One of the reasons I get such a strong Despise the Sun vibe off of this is because Eric Morotti obviously takes more influence from Culross than Smith in terms of the band's previous drummers.  Smith's off kilter weirdness is still missed to a degree, but that absolutely punishing salvo that Culross delivered on that legendary EP (and the previous full length in 2013, to be fair) adds so much merciless power to their backbone, and Eric steps up beautifully.  You could argue that they lost a bit of a dimension with Smith's anarchic approach to percussion, but I'd counter-argue that Morotti's style only further improves the punishment that's already present.  It's Suffocation with a shot in the arm, not a third arm that makes them even more unique.  You might be wondering why I'm praising the band so much for normalizing in a way, and that's because having a third arm makes it really fucking difficult to buy a shirt.

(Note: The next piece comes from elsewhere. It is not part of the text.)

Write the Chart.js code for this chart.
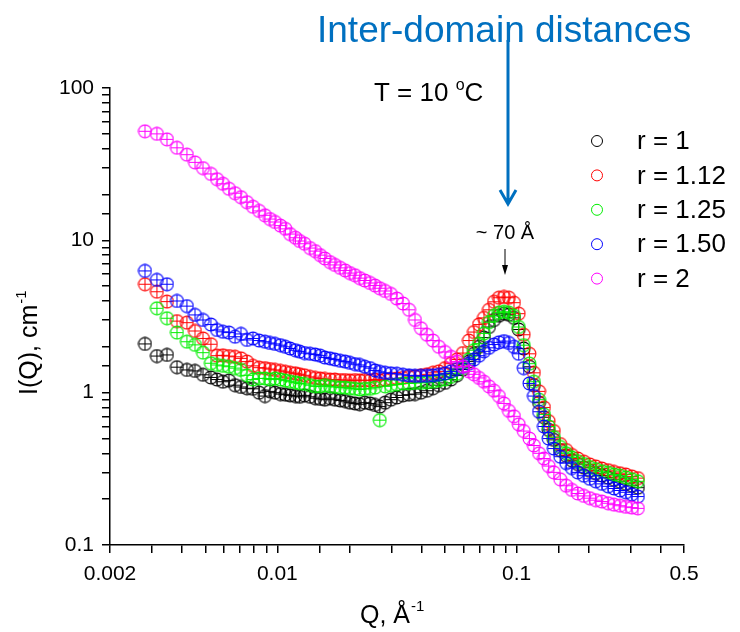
<!DOCTYPE html>
<html>
<head>
<meta charset="utf-8">
<script src="https://cdn.jsdelivr.net/npm/chart.js@4.4.1/dist/chart.umd.min.js"></script>
<style>
  body { margin: 0; background: #fff; }
</style>
</head>
<body>
<canvas id="sansChart" width="740" height="632"></canvas>
<script>
// scattering vector Q (1/A), shared by all samples
const qValues = [
  0.00280, 0.00314, 0.00346, 0.00381, 0.00419, 0.00453, 0.00489, 0.00528, 0.00560, 0.00593,
  0.00628, 0.00666, 0.00705, 0.00747, 0.00791, 0.00839, 0.00888,
  0.00932, 0.00978, 0.0103, 0.0108, 0.0113, 0.0119, 0.0124, 0.0130, 0.0137, 0.0144,
  0.0151, 0.0158, 0.0166, 0.0174, 0.0183, 0.0192, 0.0201, 0.0211, 0.0221, 0.0232,
  0.0244, 0.0256, 0.0268, 0.0282,
  0.0298, 0.0316, 0.0335, 0.0355, 0.0376, 0.0398, 0.0422, 0.0447, 0.0473, 0.0502,
  0.0531, 0.0563, 0.0596, 0.0632,
  0.0663, 0.0696, 0.0730, 0.0766, 0.0804, 0.0843, 0.0885, 0.0928, 0.0974, 0.102,
  0.107, 0.113, 0.118, 0.124, 0.130, 0.136, 0.143,
  0.152, 0.161, 0.170, 0.180, 0.191, 0.202, 0.214, 0.227, 0.241, 0.255,
  0.270, 0.286, 0.303, 0.321
];

// I(Q) in cm-1 for each ratio r
const iR1 = [
  2.09, 1.74, 1.77, 1.47, 1.41, 1.39, 1.31, 1.26, 1.22, 1.18, 1.2, 1.12, 1.09, 1.07, 1.06, 1.0, 0.95,
  1.02, 1.0, 0.98, 0.97, 0.96, 0.95, 0.94, 0.96, 0.94, 0.92, 0.91, 0.9, 0.92, 0.9, 0.89, 0.88,
  0.86, 0.85, 0.84, 0.86, 0.85, 0.83, 0.81, 0.86,
  0.9, 0.93, 0.96, 0.97, 0.98, 1.0, 1.03, 1.07, 1.12, 1.16, 1.22, 1.3, 1.42, 1.6,
  1.8, 2.0, 2.3, 2.7, 3.0, 3.2, 3.3, 3.25, 3.1, 2.6, 1.95, 1.48, 1.12, 0.86, 0.69, 0.57, 0.49,
  0.42, 0.385, 0.36, 0.34, 0.322, 0.307, 0.296, 0.286, 0.277, 0.268, 0.26, 0.252, 0.245, 0.238
];
const iR112 = [
  5.15, 4.6, 3.96, 2.95, 2.88, 2.54, 2.27, 2.08, 1.75, 1.76, 1.74, 1.72, 1.68, 1.6, 1.5, 1.46, 1.45,
  1.43, 1.41, 1.39, 1.37, 1.35, 1.34, 1.32, 1.3, 1.27, 1.25, 1.24, 1.23, 1.22, 1.22, 1.21, 1.21,
  1.2, 1.21, 1.2, 1.21, 1.2, 1.22, 1.2, 1.22,
  1.23, 1.24, 1.25, 1.27, 1.28, 1.3, 1.32, 1.35, 1.38, 1.45, 1.55, 1.65, 1.82, 2.2,
  2.5, 2.8, 3.1, 3.5, 3.95, 4.2, 4.25, 4.2, 3.9, 3.3, 2.4, 1.8, 1.35, 1.02, 0.8, 0.65, 0.56,
  0.46, 0.42, 0.39, 0.37, 0.352, 0.338, 0.328, 0.318, 0.31, 0.302, 0.296, 0.29, 0.282, 0.275
];
const iR125 = [
  null, 3.58, 3.08, 2.48, 2.16, 2.06, 1.83, 1.56, 1.52, 1.5, 1.48, 1.45, 1.41, 1.3, 1.22, 1.24, 1.24,
  1.22, 1.24, 1.22, 1.2, 1.18, 1.17, 1.15, 1.14, 1.12, 1.1, 1.1, 1.12, 1.1, 1.09, 1.08, 1.08,
  1.07, 1.06, 1.05, 1.06, 1.06, 1.08, 0.66, 1.1,
  1.12, 1.13, 1.15, 1.15, 1.16, 1.16, 1.17, 1.18, 1.2, 1.22, 1.27, 1.33, 1.45, 1.65,
  1.9, 2.1, 2.45, 2.9, 3.2, 3.35, 3.4, 3.35, 3.2, 2.7, 2.05, 1.55, 1.18, 0.9, 0.72, 0.6, 0.51,
  0.44, 0.4, 0.375, 0.355, 0.34, 0.325, 0.315, 0.305, 0.298, 0.29, 0.285, 0.278, 0.27, 0.262
];
const iR150 = [
  6.3, 5.5, 5.15, 4.0, 3.7, 3.24, 3.0, 2.8, 2.58, 2.51, 2.48, 2.33, 2.43, 2.22, 2.27, 2.2, 2.16,
  2.12, 2.09, 2.05, 2.0, 1.95, 1.9, 1.86, 1.82, 1.8, 1.78, 1.75, 1.7, 1.68, 1.65, 1.62, 1.6,
  1.57, 1.54, 1.52, 1.48, 1.45, 1.4, 1.37, 1.35,
  1.34, 1.33, 1.31, 1.3, 1.29, 1.29, 1.29, 1.3, 1.31, 1.34, 1.38, 1.43, 1.48, 1.55,
  1.65, 1.75, 1.87, 1.97, 2.07, 2.14, 2.18, 2.12, 2.0, 1.8, 1.45, 1.15, 0.95, 0.75, 0.6, 0.5, 0.43,
  0.38, 0.345, 0.32, 0.3, 0.285, 0.272, 0.262, 0.252, 0.243, 0.235, 0.228, 0.222, 0.215, 0.208
];
const iR2 = [
  52, 50, 46, 40.5, 36.5, 32.5, 29.8, 27.3, 25.2, 23.5, 21.8, 20.4, 19.2, 17.8, 16.6, 15.6, 14.6,
  13.8, 13.2, 12.5, 11.9, 11.0, 10.4, 9.9, 9.5, 8.9, 8.5, 8.0, 7.6, 7.2, 6.9, 6.6, 6.35,
  6.1, 5.9, 5.65, 5.45, 5.25, 5.05, 4.85, 4.65,
  4.45, 4.15, 3.85, 3.5, 3.0, 2.65, 2.4, 2.2, 2.0, 1.85, 1.72, 1.6, 1.48, 1.38,
  1.32, 1.25, 1.18, 1.1, 1.03, 0.95, 0.85, 0.76, 0.7, 0.62, 0.56, 0.5, 0.45, 0.4, 0.37, 0.33, 0.3,
  0.27, 0.245, 0.23, 0.218, 0.21, 0.203, 0.197, 0.193, 0.188, 0.184, 0.181, 0.178, 0.176, 0.174
];

const seriesLabels = ['r = 1', 'r = 1.12', 'r = 1.25', 'r = 1.50', 'r = 2'];
const seriesValues = [iR1, iR112, iR125, iR150, iR2];
const seriesColors = ['#000000', '#ff0000', '#00ee00', '#0000ff', '#ff00ff'];

const xTickLabels = [0.002, 0.01, 0.1, 0.5];
const yTickLabels = [0.1, 1, 10, 100];

const FONT = '"Liberation Sans", Arial, sans-serif';

function labelFor(list, v) {
    const hit = list.find(t => Math.abs(v / t - 1) < 1e-6);
    return hit === undefined ? '' : String(hit);
}

// open circle with the error-bar cross inside, like the Origin symbol
function makeMarker(color) {
    const c = document.createElement('canvas');
    c.width = 15;
    c.height = 15;
    const g = c.getContext('2d');
    g.strokeStyle = color;
    g.lineWidth = 1.1;
    g.beginPath();
    g.arc(7.5, 7.5, 6.4, 0, Math.PI * 2);
    g.stroke();
    g.lineWidth = 1;
    g.beginPath();
    g.moveTo(7.5, 1.5); g.lineTo(7.5, 13.5);
    g.moveTo(1.5, 7.5); g.lineTo(13.5, 7.5);
    g.stroke();
    return c;
}

const annotations = {
    id: 'annotations',
    afterDraw(chart) {
        const ctx = chart.ctx;
        ctx.save();
        ctx.fillStyle = '#000';
        ctx.textBaseline = 'alphabetic';
        ctx.textAlign = 'left';

        // y axis title
        ctx.save();
        ctx.translate(37, 395);
        ctx.rotate(-Math.PI / 2);
        ctx.font = '25px ' + FONT;
        ctx.fillText('I(Q), cm', 0, 0);
        let w = ctx.measureText('I(Q), cm').width;
        ctx.font = '15px ' + FONT;
        ctx.fillText('-1', w + 1, -11);
        ctx.restore();

        // x axis title
        ctx.font = '25px ' + FONT;
        ctx.fillText('Q, \u00c5', 360, 623);
        w = ctx.measureText('Q, \u00c5').width;
        ctx.font = '15px ' + FONT;
        ctx.fillText('-1', 360 + w + 1, 611);

        // legend
        seriesLabels.forEach((lab, i) => {
            const y = 141 + i * 34.4;
            ctx.strokeStyle = seriesColors[i];
            ctx.lineWidth = 1;
            ctx.beginPath();
            ctx.arc(597, y, 5.5, 0, Math.PI * 2);
            ctx.stroke();
            ctx.fillStyle = '#000';
            ctx.font = '26px ' + FONT;
            ctx.textBaseline = 'middle';
            ctx.fillText(lab, 637, y + 1);
        });
        ctx.textBaseline = 'alphabetic';

        // temperature
        ctx.font = '26px ' + FONT;
        ctx.fillText('T = 10 ', 374, 101);
        w = ctx.measureText('T = 10 ').width;
        ctx.font = '16px ' + FONT;
        ctx.fillText('o', 374 + w, 90);
        const wo = ctx.measureText('o').width;
        ctx.font = '26px ' + FONT;
        ctx.fillText('C', 374 + w + wo, 101);

        // blue call-out
        ctx.fillStyle = '#0070c0';
        ctx.font = '37px ' + FONT;
        ctx.fillText('Inter-domain distances', 317, 42);
        ctx.strokeStyle = '#0070c0';
        ctx.lineWidth = 3;
        ctx.beginPath();
        ctx.moveTo(508, 40);
        ctx.lineTo(508, 203);
        ctx.moveTo(500, 190);
        ctx.lineTo(508, 204);
        ctx.lineTo(516, 190);
        ctx.stroke();

        // peak label with small arrow
        ctx.fillStyle = '#000';
        ctx.font = '20px ' + FONT;
        ctx.textAlign = 'center';
        ctx.textBaseline = 'middle';
        ctx.fillText('~ 70 \u00c5', 505, 233);
        ctx.strokeStyle = '#000';
        ctx.lineWidth = 1;
        ctx.beginPath();
        ctx.moveTo(505, 249);
        ctx.lineTo(505, 268);
        ctx.stroke();
        ctx.beginPath();
        ctx.moveTo(502, 265);
        ctx.lineTo(508, 265);
        ctx.lineTo(505, 275);
        ctx.closePath();
        ctx.fill();

        ctx.restore();
    }
};

const ctx = document.getElementById('sansChart').getContext('2d');
Chart.defaults.font.family = FONT;

new Chart(ctx, {
    type: 'scatter',
    data: {
        datasets: seriesValues.map((vals, i) => ({
            label: seriesLabels[i],
            data: qValues.map((q, k) => ({ x: q, y: vals[k] })),
            pointStyle: makeMarker(seriesColors[i]),
            pointRadius: 7,
            borderColor: seriesColors[i],
            showLine: false,
            order: seriesValues.length - i
        }))
    },
    options: {
        responsive: false,
        animation: false,
        layout: { padding: { top: 88, right: 56, left: 0, bottom: 0 } },
        plugins: {
            legend: { display: false },
            title: { display: false },
            tooltip: { enabled: false }
        },
        scales: {
            x: {
                type: 'logarithmic',
                min: 0.002,
                max: 0.5,
                afterFit: s => { s.height = 87; },
                border: { color: '#000', width: 1.5 },
                grid: { drawOnChartArea: false, drawTicks: true, tickLength: 8, color: '#000', lineWidth: 1.5 },
                ticks: {
                    autoSkip: false,
                    maxRotation: 0,
                    padding: 9,
                    color: '#000',
                    font: { size: 21 },
                    callback: v => labelFor(xTickLabels, v)
                }
            },
            y: {
                type: 'logarithmic',
                min: 0.1,
                max: 100,
                afterFit: s => { s.width = 110; },
                border: { color: '#000', width: 1.5 },
                grid: { drawOnChartArea: false, drawTicks: true, tickLength: 8, color: '#000', lineWidth: 1.5 },
                ticks: {
                    autoSkip: false,
                    padding: 8,
                    color: '#000',
                    font: { size: 21 },
                    callback: v => labelFor(yTickLabels, v)
                }
            }
        }
    },
    plugins: [annotations]
});
</script>
</body>
</html>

Tracks like "Clarity through Deprivation" and the title track have the most devastating breakdowns since "Brood of Hatred", while "Your Last Breaths" ups the technicality to a level potentially unseen with the band.  There's a lot on display, but what makes it so special isn't that it's a new bag of tricks for the band, because it's not, but it's special because it's the most well performed this tricks have been in two decades.  It doesn't even feel like a throwback as much as it feels like the logical continuation from right before the initial breakup.  ...of the Dark Light is the hypothetical lost album from 2000.  It's just loaded to the gills with fearless brutality, delivered at a pace not unlike a JATO powered tank.  This is definitely their fastest and most ferocious album in a long time, and even occasional bits of atmosphere like the end of "Return to the Abyss" sound apocalyptic instead of odd.

Frank, while being functionally out of the band when on the road, sounds great as well.  He's one of the legendary vocalists in the genre for a reason, and his beastly roar is in top form here.  His hilariously New Yawk inflection is still there too, so even there they retain a lot of the signature character despite all the new blood.  New guy Kevin Muller doesn't get a whole lot of opportunities to shine, but the few moments he does get in the spotlight aren't wasted.  One of the only times I can really pick him out is on "The Warmth Within the Dark", otherwise he's such a dead ringer for Frank that we might not even need to worry about his eventual retirement, and that's something I never thought I'd say.

Overall there are precisely zero things I dislike about this record.  This is the sound of a band finding their footing again, powering forwards to reclaim their throne.  The pummeling battery backing the frantic and crushing guitars provide the soundtrack to the endtimes.  Suffocation may have a lot of new faces in the band, but they've only made the band better, against my fears.  Drop everything and pick this up, I'm not kidding.  We're almost halfway through the year and so far there have only been two albums to instill immediate confidence in me towards their potential to be the Album of the Year.  Satan's Hallow is one, and ...of the Dark Light is the other.